Roberto Cavicchioli
2024
Learning from Wrong Predictions in Low-Resource Neural Machine Translation
Jia Cheng Hu
|
Roberto Cavicchioli
|
Giulia Berardinelli
|
Alessandro Capotondi
Proceedings of the 2024 Joint International Conference on Computational Linguistics, Language Resources and Evaluation (LREC-COLING 2024)
Resource scarcity in Neural Machine Translation is a challenging problem in both industry applications and in the support of less-spoken languages represented, in the worst case, by endangered and low-resource languages. Many Data Augmentation methods rely on additional linguistic sources and software tools but these are often not available in less favoured language.
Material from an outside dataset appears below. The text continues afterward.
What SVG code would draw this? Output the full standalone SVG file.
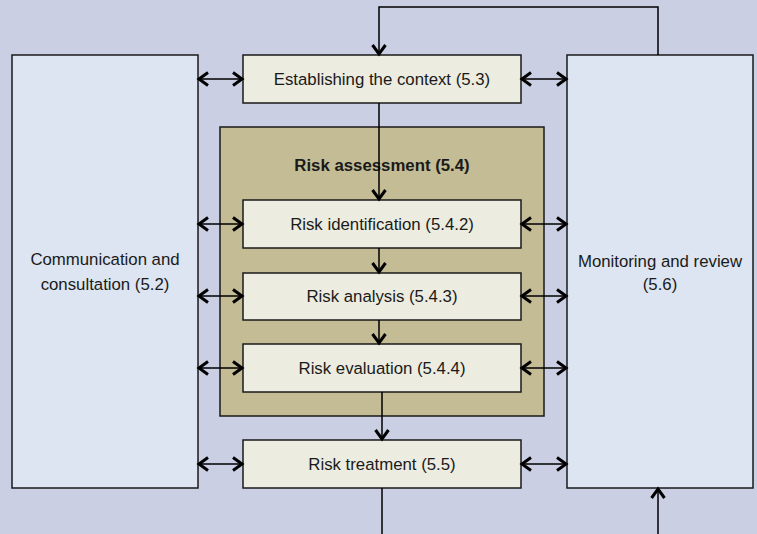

For this reason, we present USKI (Unaligned Sentences Keytokens pre-traIning), a pre-training strategy that leverages the relationships and similarities that exist between unaligned sentences. By doing so, we increase the dataset size of endangered and low-resource languages by the square of the initial quantity, matching the typical size of high-resource language datasets such as WMT14 En-Fr. Results showcase the effectiveness of our approach with an increase on average of 0.9 BLEU across the benchmarks using a small fraction of the entire unaligned corpus, suggesting the importance of the research topic and the potential of a currently under-utilized resource and under-explored approach.